Hemp is never going to be as ‘good’ for you as marijuana, because it’s been grown for very different reasons.

Medlab Clinical (ASX:MDC) Dr Sean Hall argues that a centuries-old breeding process that has strengthened and weakened different traits in both plants, and this means marketers’ health promises about hemp will fall short.

“There are fundamental differences [between the plants] that we’re not talking about,” he told Stockhead.

“We have bred hemp as an industrial plant… [so] when it comes to the bioavailability of cannabinoids, marijuana is far more superior to hemp.”

Marijuana and hemp are two varieties of the cannabis species.

What does all this mean?

It all comes down to genes.

From 2015, researchers in the US and Canada began publishing papers outlining the genetic differences between hemp and marijuana.

A group of high profile Canadian researchers found that marijuana has the genes to make psychoactive THC while hemp has the genes to make cannabidiol (CBD).

Each plant produces higher concentrations of the one they’re genetically coded to produce. In the case of hemp, it produces negligible amounts of THC — which is one reason why it’s been okay’d in places like Australia and the US for industrial cultivation.

Around the same time researchers from the University of Minnesota said marijuana was distinguished from hemp by an enzyme “that appears to have been positively selected to enhance psychoactivity”.

Both papers suggest the reason for this genetic divergence is that marijuana has been grown for the ‘high’ while hemp has been grown for the fibre and the edible seeds.

Hemp CBD won’t give you the same effects as marijuana CBD

While knowing how an increasingly important plant is built is useful for scientists, it’s also good for consumers.

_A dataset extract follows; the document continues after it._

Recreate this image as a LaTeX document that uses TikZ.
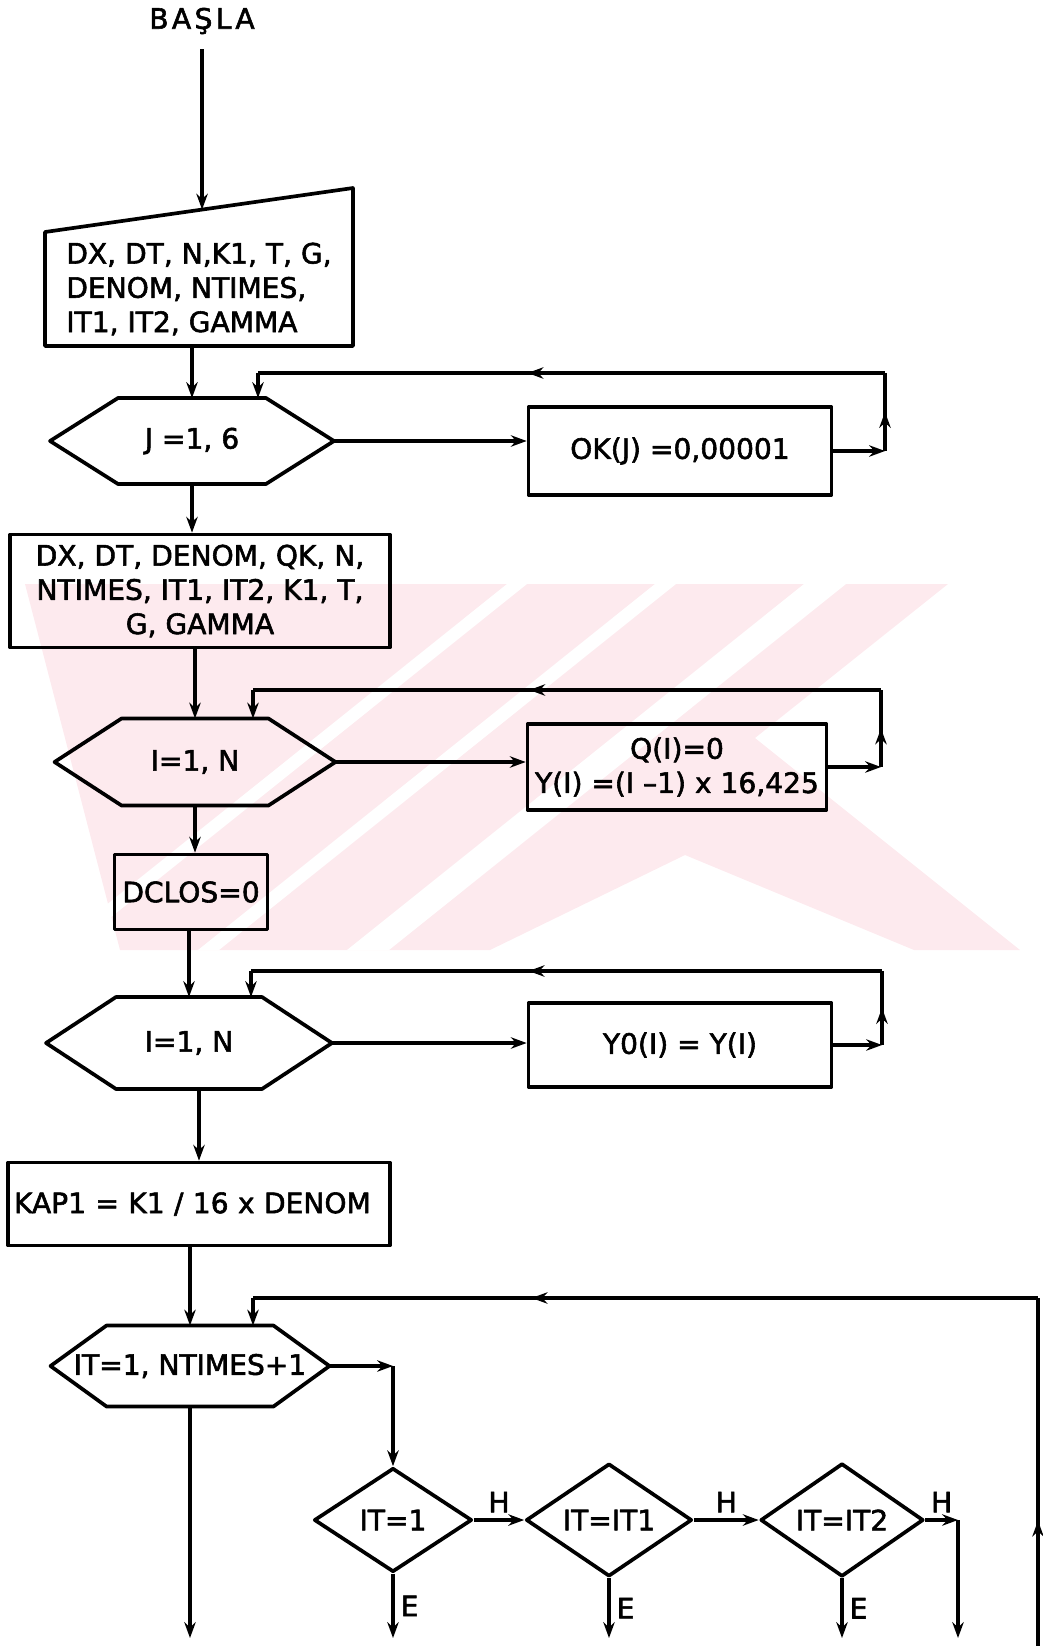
\documentclass[tikz,border=0pt]{standalone}
\usepackage{fontspec}
\setmainfont{DejaVu Sans}[FakeBold=2]
\usetikzlibrary{arrows.meta, calc, decorations.markings, shapes.geometric, positioning}
\definecolor{wmpink}{RGB}{253,234,238}

% outline of a loop hexagon drawn round a plain node
\newcommand{\hexoutline}[2]{%
  \draw[flow] (#1.west) -- ($(#1.north west)+(#2,0)$) -- ($(#1.north east)+(-#2,0)$)
    -- (#1.east) -- ($(#1.south east)+(-#2,0)$) -- ($(#1.south west)+(#2,0)$) -- cycle;}

\begin{document}
\begin{tikzpicture}[x=0.02cm, y=-0.02cm,
    font=\fontsize{16}{19.5}\selectfont,
    flow/.style={line width=2.1pt, line join=round},
    arr/.style={flow, -{Stealth[length=9pt, width=6.5pt]}},
    midarr/.style={flow, postaction={decorate}, decoration={markings,
        mark=at position #1 with {\arrow{Stealth[length=9pt, width=6.5pt]}}}},
    midarr/.default=0.5,
    box/.style={draw, flow, rectangle, inner sep=0pt, align=center},
    plain/.style={rectangle, inner sep=0pt, outer sep=0pt},
    test/.style={draw, flow, diamond, inner sep=0pt, minimum height=2.08cm}]
    \useasboundingbox (0,0) rectangle (1042,1646);

    % watermark
    \begin{scope}
        \clip (25,584) rectangle (1020,950);
        \fill[wmpink] (25,584) -- (948,584) -- (755,738) -- (1020,950) -- (914,950)
            -- (685,855) -- (490,950) -- (120,950) -- cycle;
        \foreach \a/\w in {507/20, 655/21, 804/42}
            \fill[white] (\a,584) -- (\a+\w,584) -- (\a+\w-457,950) -- (\a-457,950) -- cycle;
    \end{scope}

    % start and input
    \node (start) at (202,21) {\addfontfeatures{LetterSpace=12}BAŞLA};
    \node[plain, minimum width=6.16cm, minimum height=2.28cm, align=left] (inp) at (199,289)
        {DX, DT, N,K1, T, G,\\DENOM, NTIMES,\\IT1, IT2, GAMMA};
    \coordinate (inpNE) at ($(inp.north east)+(0,-44)$);
    \draw[flow] (inp.south west) -- (inp.north west) -- (inpNE) -- (inp.south east) -- cycle;
    \coordinate (inptop) at ($(inp.north west)!0.51!(inpNE)$);
    \draw[arr, shorten <=5pt] (start) -- (inptop);

    % J loop
    \node[plain, minimum width=5.68cm, minimum height=1.72cm] (hexJ) at (192,441) {J =1, 6};
    \hexoutline{hexJ}{68}
    \node[box, minimum width=6.06cm, minimum height=1.76cm] (okJ) at (680,451) {OK(J) =0,00001};
    \coordinate (jTR) at (885,373);
    \coordinate (jTL) at (258,373);
    \draw[arr] (inp.south -| hexJ.north) -- (hexJ.north);
    \draw[arr] (hexJ.east) -- (hexJ.east -| okJ.west);
    \draw[arr] (okJ.east) -- (okJ.east -| jTR);
    \draw[midarr] (okJ.east -| jTR) -- (jTR);
    \draw[midarr=0.57] (jTR) -- (jTL);
    \draw[arr] (jTL) -- (jTL |- hexJ.north);

    \node[box, minimum width=7.6cm, minimum height=2.26cm] (pars) at (200,591)
        {DX, DT, DENOM, QK, N,\\NTIMES, IT1, IT2, K1, T,\\G, GAMMA};
    \draw[arr] (hexJ.south) -- (hexJ.south |- pars.north);

    % first I loop
    \node[plain, minimum width=5.62cm, minimum height=1.74cm] (hexI) at (195,762) {I=1, N};
    \hexoutline{hexI}{67}
    \node[box, minimum width=5.98cm, minimum height=1.72cm] (qbox) at (677,767)
        {Q(I)=0\\Y(I) =(I –1) x 16,425};
    \coordinate (iTR) at (881,690);
    \coordinate (iTL) at (253,690);
    \draw[arr] (pars.south -| hexI.north) -- (hexI.north);
    \draw[arr] (hexI.east) -- (hexI.east -| qbox.west);
    \draw[arr] (qbox.east) -- (qbox.east -| iTR);
    \draw[midarr] (qbox.east -| iTR) -- (iTR);
    \draw[midarr=0.56] (iTR) -- (iTL);
    \draw[arr] (iTL) -- (iTL |- hexI.north);

    \node[box, minimum width=3.06cm, minimum height=1.5cm] (dclos) at (191,892) {DCLOS=0};
    \draw[arr] (hexI.south) -- (hexI.south |- dclos.north);

    % second I loop
    \node[plain, minimum width=5.72cm, minimum height=1.84cm] (hexY) at (189,1043) {I=1, N};
    \hexoutline{hexY}{70}
    \node[box, minimum width=6.06cm, minimum height=1.68cm] (ybox) at (680,1045) {Y0(I) = Y(I)};
    \coordinate (yTR) at (882,971);
    \coordinate (yTL) at (251,971);
    \draw[arr] (dclos.south -| hexY.north) -- (hexY.north);
    \draw[arr] (hexY.east) -- (hexY.east -| ybox.west);
    \draw[arr] (ybox.east) -- (ybox.east -| yTR);
    \draw[midarr] (ybox.east -| yTR) -- (yTR);
    \draw[midarr=0.56] (yTR) -- (yTL);
    \draw[arr] (yTL) -- (yTL |- hexY.north);

    \node[box, minimum width=7.64cm, minimum height=1.66cm, text width=7.4cm, align=left] (kap)
        at (199,1204) {KAP1 = K1 / 16 x DENOM};
    \draw[arr] (hexY.south -| kap.north) -- (kap.north);

    % time loop
    \node[plain, minimum width=5.58cm, minimum height=1.62cm] (hexIT) at (190,1366) {IT=1, NTIMES+1};
    \hexoutline{hexIT}{56}
    \draw[arr] (kap.south -| hexIT.north) -- (hexIT.north);

    \node[test, minimum width=3.16cm] (d1) at (393,1520) {IT=1};
    \node[test, minimum width=3.32cm] (d2) at (609,1520) {IT=IT1};
    \node[test, minimum width=3.26cm] (d3) at (842,1520) {IT=IT2};
    \coordinate (bot) at (0,1638);
    \coordinate (hR) at (958,1638);
    \coordinate (back) at (1038,1646);
    \coordinate (tTR) at (1038,1298);
    \coordinate (tTL) at (253,1298);

    \draw[arr] (hexIT.east) -- (hexIT.east -| d1.north);
    \draw[arr] (hexIT.east -| d1.north) -- (d1.north);
    \draw[arr] (d1.east) -- node[above] {H} (d2.west);
    \draw[arr] (d2.east) -- node[above] {H} (d3.west);
    \draw[arr] (d3.east) -- node[above] {H} (d3.east -| hR);
    \draw[arr] (d3.east -| hR) -- (hR);
    \draw[arr] (d1.south) -- node[right] {E} (d1.south |- bot);
    \draw[arr] (d2.south) -- node[right] {E} (d2.south |- bot);
    \draw[arr] (d3.south) -- node[right] {E} (d3.south |- bot);
    \draw[arr] (hexIT.south) -- (hexIT.south |- bot);

    \draw[midarr=0.36] (back) -- (tTR);
    \draw[midarr=0.645] (tTR) -- (tTL);
    \draw[arr] (tTL) -- (tTL |- hexIT.north);
\end{tikzpicture}
\end{document}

“Marijuana is giving us a very different biosynthesis profile and gene expression than hemp,” Dr Hall said.

“There’s no proof on this yet, it’s still a hypothesis, but you have the hemp boys talking a lot about entourage effects…”.

Because hemp has been genetically selected not to have certain cannabinoids, the ‘entourage effects’ from hemp products cannot be the same as from marijuana.

In short, be wary of hemp CBD products sold as having the same health benefits as marijuana CBD.

According to Dr Hall, it’s not possible for them to do the same thing because hemp doesn’t have the genes to produce the same cannabinoids in similar quantities as marijuana.

Does 2+2 really = 9?

The ‘entourage effect’ is an idea taken from alternative medicine. It holds that all of the components of a plant work together to produce a stronger effect than any one of those components alone.

Proponents say there is mounting evidence to support the idea that cannabis products that use the whole plant are more effective than drugs that use a synthetic or a single isolated cannabinoid.

Opponents says whole plant treatments will be virtually impossible to get past regulators like Australia’s TGA or the US FDA.

Dr Hall is in the purified cannabinoid camp rather than on Team Whole Plant.

“Guys who take the botanical route are going to have a problem with any drug regulator because the scope for botanical is just severe,” he said.

“From a medical perspective, how do you know what you’re giving the patient, what they’re absorbing, and how it’s affecting other medications they’re on?

“The answer is, you don’t.”

That’s because each individual cannabinoid — all 85+ of them — must be tested individually and together.

Show me the registered drug money

Dr Hall’s company Medlab is looking to have Nanabis, a CBD/THC mouth spray, approved as a registered drug in Australia, the US and Europe by 2023.

Citing a report Medlab commissioned, he compared its revenue potential, after they get registered drug status, to cholesterol medication Lipitor. Between hitting the market in 1996 to going completely off-patent in 2012, Lipitor made Pfizer about $125 billion in sales.

A registered drug is something like cannabis epilepsy treatment Epiodiolex, or Panadol, which has been put through rigorous clinical trials.

Nanabis is on an assisted registration track in Europe, on the unregistered medicine Special Access Scheme (SAS) in Australia, and Medlab is in further talks this week with the FDA for the first stage of US trials, an Investigational New Drug (IND) application.

Dr Hall says they are choosing to focus on the registered rather than the unregistered drug market, even though they’re selling Nanabis through SAS.

“If you run it too early you give it away too much of your intellectual property, especially while you’re doing trials. So you potentially dilute the product [and later sales potential].”

It also becomes difficult to raise the price tag after you get the ‘registered’ tag when people are used to paying a cheaper price for the unregistered product.